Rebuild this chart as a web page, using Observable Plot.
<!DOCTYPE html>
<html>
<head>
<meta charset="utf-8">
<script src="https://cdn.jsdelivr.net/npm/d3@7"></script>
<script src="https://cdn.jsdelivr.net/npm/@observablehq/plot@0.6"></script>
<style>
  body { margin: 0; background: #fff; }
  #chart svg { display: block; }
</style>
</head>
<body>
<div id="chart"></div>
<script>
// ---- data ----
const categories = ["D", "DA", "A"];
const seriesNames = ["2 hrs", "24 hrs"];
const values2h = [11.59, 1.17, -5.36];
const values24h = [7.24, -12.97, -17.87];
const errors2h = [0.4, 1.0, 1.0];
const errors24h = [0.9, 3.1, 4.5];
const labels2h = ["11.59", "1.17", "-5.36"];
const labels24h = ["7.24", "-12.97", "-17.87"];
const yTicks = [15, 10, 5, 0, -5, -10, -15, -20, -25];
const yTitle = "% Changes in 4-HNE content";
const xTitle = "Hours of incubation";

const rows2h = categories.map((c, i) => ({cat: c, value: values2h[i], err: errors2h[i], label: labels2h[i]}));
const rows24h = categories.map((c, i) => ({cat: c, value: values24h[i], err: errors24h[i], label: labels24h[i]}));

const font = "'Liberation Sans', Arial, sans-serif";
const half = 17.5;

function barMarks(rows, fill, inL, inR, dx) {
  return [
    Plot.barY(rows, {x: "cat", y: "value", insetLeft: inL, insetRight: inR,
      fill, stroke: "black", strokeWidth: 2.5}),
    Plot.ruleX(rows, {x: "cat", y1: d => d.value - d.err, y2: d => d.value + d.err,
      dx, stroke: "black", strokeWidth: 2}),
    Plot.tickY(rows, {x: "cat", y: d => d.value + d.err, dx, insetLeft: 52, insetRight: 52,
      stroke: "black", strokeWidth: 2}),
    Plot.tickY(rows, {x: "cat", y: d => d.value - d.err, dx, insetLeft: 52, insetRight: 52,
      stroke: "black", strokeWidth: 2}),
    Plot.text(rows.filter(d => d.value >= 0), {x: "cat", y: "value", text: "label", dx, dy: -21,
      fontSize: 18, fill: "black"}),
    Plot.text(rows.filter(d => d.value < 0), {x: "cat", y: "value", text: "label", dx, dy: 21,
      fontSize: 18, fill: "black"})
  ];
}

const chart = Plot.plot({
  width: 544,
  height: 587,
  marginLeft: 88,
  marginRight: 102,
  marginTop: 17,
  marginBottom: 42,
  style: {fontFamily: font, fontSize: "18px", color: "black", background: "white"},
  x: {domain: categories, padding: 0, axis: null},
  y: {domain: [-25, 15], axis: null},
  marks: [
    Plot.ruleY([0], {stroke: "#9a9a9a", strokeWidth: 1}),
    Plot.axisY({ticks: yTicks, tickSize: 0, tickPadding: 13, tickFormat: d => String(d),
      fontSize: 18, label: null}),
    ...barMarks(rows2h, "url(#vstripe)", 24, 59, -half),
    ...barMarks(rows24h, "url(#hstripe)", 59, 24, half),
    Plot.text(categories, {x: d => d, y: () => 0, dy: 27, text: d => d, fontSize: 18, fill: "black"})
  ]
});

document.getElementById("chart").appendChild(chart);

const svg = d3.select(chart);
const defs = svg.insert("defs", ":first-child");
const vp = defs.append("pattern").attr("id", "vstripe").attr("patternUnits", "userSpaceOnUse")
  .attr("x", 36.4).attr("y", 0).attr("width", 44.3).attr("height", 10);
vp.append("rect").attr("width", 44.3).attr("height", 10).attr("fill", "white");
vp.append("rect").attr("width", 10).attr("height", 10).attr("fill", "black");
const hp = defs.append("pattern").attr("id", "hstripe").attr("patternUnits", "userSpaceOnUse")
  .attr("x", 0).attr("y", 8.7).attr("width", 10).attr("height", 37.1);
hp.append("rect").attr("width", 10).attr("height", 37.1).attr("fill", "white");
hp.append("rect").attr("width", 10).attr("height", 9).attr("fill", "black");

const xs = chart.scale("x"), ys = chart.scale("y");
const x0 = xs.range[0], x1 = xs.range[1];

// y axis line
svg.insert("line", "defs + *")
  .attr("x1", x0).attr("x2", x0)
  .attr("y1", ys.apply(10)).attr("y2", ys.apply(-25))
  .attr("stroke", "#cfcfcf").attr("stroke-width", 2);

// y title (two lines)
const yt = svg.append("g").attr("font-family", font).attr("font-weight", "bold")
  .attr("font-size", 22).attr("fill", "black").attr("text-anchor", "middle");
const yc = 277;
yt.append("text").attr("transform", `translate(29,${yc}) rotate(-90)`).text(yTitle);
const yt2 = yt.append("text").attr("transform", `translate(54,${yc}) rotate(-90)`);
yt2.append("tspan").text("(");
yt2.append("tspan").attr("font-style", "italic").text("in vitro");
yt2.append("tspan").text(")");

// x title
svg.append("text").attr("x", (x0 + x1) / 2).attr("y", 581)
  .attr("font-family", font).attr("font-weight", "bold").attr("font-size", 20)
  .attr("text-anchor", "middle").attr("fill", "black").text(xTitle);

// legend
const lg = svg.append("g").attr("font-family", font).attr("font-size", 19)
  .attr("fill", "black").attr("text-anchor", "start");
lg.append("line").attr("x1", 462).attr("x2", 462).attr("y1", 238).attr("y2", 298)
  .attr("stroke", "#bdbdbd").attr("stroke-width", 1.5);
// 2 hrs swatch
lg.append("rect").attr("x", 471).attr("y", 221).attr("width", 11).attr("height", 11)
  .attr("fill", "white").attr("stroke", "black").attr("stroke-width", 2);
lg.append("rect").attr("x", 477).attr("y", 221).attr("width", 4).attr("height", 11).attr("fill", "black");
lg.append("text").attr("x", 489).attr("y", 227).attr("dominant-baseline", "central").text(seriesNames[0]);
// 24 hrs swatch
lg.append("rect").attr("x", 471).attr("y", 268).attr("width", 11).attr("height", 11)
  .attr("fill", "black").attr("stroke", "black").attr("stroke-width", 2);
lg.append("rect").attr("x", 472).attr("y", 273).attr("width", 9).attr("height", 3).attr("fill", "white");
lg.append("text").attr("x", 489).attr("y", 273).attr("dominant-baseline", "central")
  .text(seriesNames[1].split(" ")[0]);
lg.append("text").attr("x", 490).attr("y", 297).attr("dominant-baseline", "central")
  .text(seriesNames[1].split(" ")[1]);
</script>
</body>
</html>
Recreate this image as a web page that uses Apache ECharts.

GIVEN EXERCISE |
Write out every record, exactly as written.

TASK OUTPUT |
Rebuild this chart as a web page, using Observable Plot.
<!DOCTYPE html>
<html>
<head>
<meta charset="utf-8">
<script src="https://cdn.jsdelivr.net/npm/d3@7"></script>
<script src="https://cdn.jsdelivr.net/npm/@observablehq/plot@0.6"></script>
<style>
  body { margin: 0; background: #fff; }
  #chart svg { display: block; }
</style>
</head>
<body>
<div id="chart"></div>
<script>
// ---- data ----
const categories = ["D", "DA", "A"];
const seriesNames = ["2 hrs", "24 hrs"];
const values2h = [11.59, 1.17, -5.36];
const values24h = [7.24, -12.97, -17.87];
const errors2h = [0.4, 1.0, 1.0];
const errors24h = [0.9, 3.1, 4.5];
const labels2h = ["11.59", "1.17", "-5.36"];
const labels24h = ["7.24", "-12.97", "-17.87"];
const yTicks = [15, 10, 5, 0, -5, -10, -15, -20, -25];
const yTitle = "% Changes in 4-HNE content";
const xTitle = "Hours of incubation";

const rows2h = categories.map((c, i) => ({cat: c, value: values2h[i], err: errors2h[i], label: labels2h[i]}));
const rows24h = categories.map((c, i) => ({cat: c, value: values24h[i], err: errors24h[i], label: labels24h[i]}));

const font = "'Liberation Sans', Arial, sans-serif";
const half = 17.5;

function barMarks(rows, fill, inL, inR, dx) {
  return [
    Plot.barY(rows, {x: "cat", y: "value", insetLeft: inL, insetRight: inR,
      fill, stroke: "black", strokeWidth: 2.5}),
    Plot.ruleX(rows, {x: "cat", y1: d => d.value - d.err, y2: d => d.value + d.err,
      dx, stroke: "black", strokeWidth: 2}),
    Plot.tickY(rows, {x: "cat", y: d => d.value + d.err, dx, insetLeft: 52, insetRight: 52,
      stroke: "black", strokeWidth: 2}),
    Plot.tickY(rows, {x: "cat", y: d => d.value - d.err, dx, insetLeft: 52, insetRight: 52,
      stroke: "black", strokeWidth: 2}),
    Plot.text(rows.filter(d => d.value >= 0), {x: "cat", y: "value", text: "label", dx, dy: -21,
      fontSize: 18, fill: "black"}),
    Plot.text(rows.filter(d => d.value < 0), {x: "cat", y: "value", text: "label", dx, dy: 21,
      fontSize: 18, fill: "black"})
  ];
}

const chart = Plot.plot({
  width: 544,
  height: 587,
  marginLeft: 88,
  marginRight: 102,
  marginTop: 17,
  marginBottom: 42,
  style: {fontFamily: font, fontSize: "18px", color: "black", background: "white"},
  x: {domain: categories, padding: 0, axis: null},
  y: {domain: [-25, 15], axis: null},
  marks: [
    Plot.ruleY([0], {stroke: "#9a9a9a", strokeWidth: 1}),
    Plot.axisY({ticks: yTicks, tickSize: 0, tickPadding: 13, tickFormat: d => String(d),
      fontSize: 18, label: null}),
    ...barMarks(rows2h, "url(#vstripe)", 24, 59, -half),
    ...barMarks(rows24h, "url(#hstripe)", 59, 24, half),
    Plot.text(categories, {x: d => d, y: () => 0, dy: 27, text: d => d, fontSize: 18, fill: "black"})
  ]
});

document.getElementById("chart").appendChild(chart);

const svg = d3.select(chart);
const defs = svg.insert("defs", ":first-child");
const vp = defs.append("pattern").attr("id", "vstripe").attr("patternUnits", "userSpaceOnUse")
  .attr("x", 36.4).attr("y", 0).attr("width", 44.3).attr("height", 10);
vp.append("rect").attr("width", 44.3).attr("height", 10).attr("fill", "white");
vp.append("rect").attr("width", 10).attr("height", 10).attr("fill", "black");
const hp = defs.append("pattern").attr("id", "hstripe").attr("patternUnits", "userSpaceOnUse")
  .attr("x", 0).attr("y", 8.7).attr("width", 10).attr("height", 37.1);
hp.append("rect").attr("width", 10).attr("height", 37.1).attr("fill", "white");
hp.append("rect").attr("width", 10).attr("height", 9).attr("fill", "black");

const xs = chart.scale("x"), ys = chart.scale("y");
const x0 = xs.range[0], x1 = xs.range[1];

// y axis line
svg.insert("line", "defs + *")
  .attr("x1", x0).attr("x2", x0)
  .attr("y1", ys.apply(10)).attr("y2", ys.apply(-25))
  .attr("stroke", "#cfcfcf").attr("stroke-width", 2);

// y title (two lines)
const yt = svg.append("g").attr("font-family", font).attr("font-weight", "bold")
  .attr("font-size", 22).attr("fill", "black").attr("text-anchor", "middle");
const yc = 277;
yt.append("text").attr("transform", `translate(29,${yc}) rotate(-90)`).text(yTitle);
const yt2 = yt.append("text").attr("transform", `translate(54,${yc}) rotate(-90)`);
yt2.append("tspan").text("(");
yt2.append("tspan").attr("font-style", "italic").text("in vitro");
yt2.append("tspan").text(")");

// x title
svg.append("text").attr("x", (x0 + x1) / 2).attr("y", 581)
  .attr("font-family", font).attr("font-weight", "bold").attr("font-size", 20)
  .attr("text-anchor", "middle").attr("fill", "black").text(xTitle);

// legend
const lg = svg.append("g").attr("font-family", font).attr("font-size", 19)
  .attr("fill", "black").attr("text-anchor", "start");
lg.append("line").attr("x1", 462).attr("x2", 462).attr("y1", 238).attr("y2", 298)
  .attr("stroke", "#bdbdbd").attr("stroke-width", 1.5);
// 2 hrs swatch
lg.append("rect").attr("x", 471).attr("y", 221).attr("width", 11).attr("height", 11)
  .attr("fill", "white").attr("stroke", "black").attr("stroke-width", 2);
lg.append("rect").attr("x", 477).attr("y", 221).attr("width", 4).attr("height", 11).attr("fill", "black");
lg.append("text").attr("x", 489).attr("y", 227).attr("dominant-baseline", "central").text(seriesNames[0]);
// 24 hrs swatch
lg.append("rect").attr("x", 471).attr("y", 268).attr("width", 11).attr("height", 11)
  .attr("fill", "black").attr("stroke", "black").attr("stroke-width", 2);
lg.append("rect").attr("x", 472).attr("y", 273).attr("width", 9).attr("height", 3).attr("fill", "white");
lg.append("text").attr("x", 489).attr("y", 273).attr("dominant-baseline", "central")
  .text(seriesNames[1].split(" ")[0]);
lg.append("text").attr("x", 490).attr("y", 297).attr("dominant-baseline", "central")
  .text(seriesNames[1].split(" ")[1]);
</script>
</body>
</html>
Recreate this image as a web page that uses Apache ECharts.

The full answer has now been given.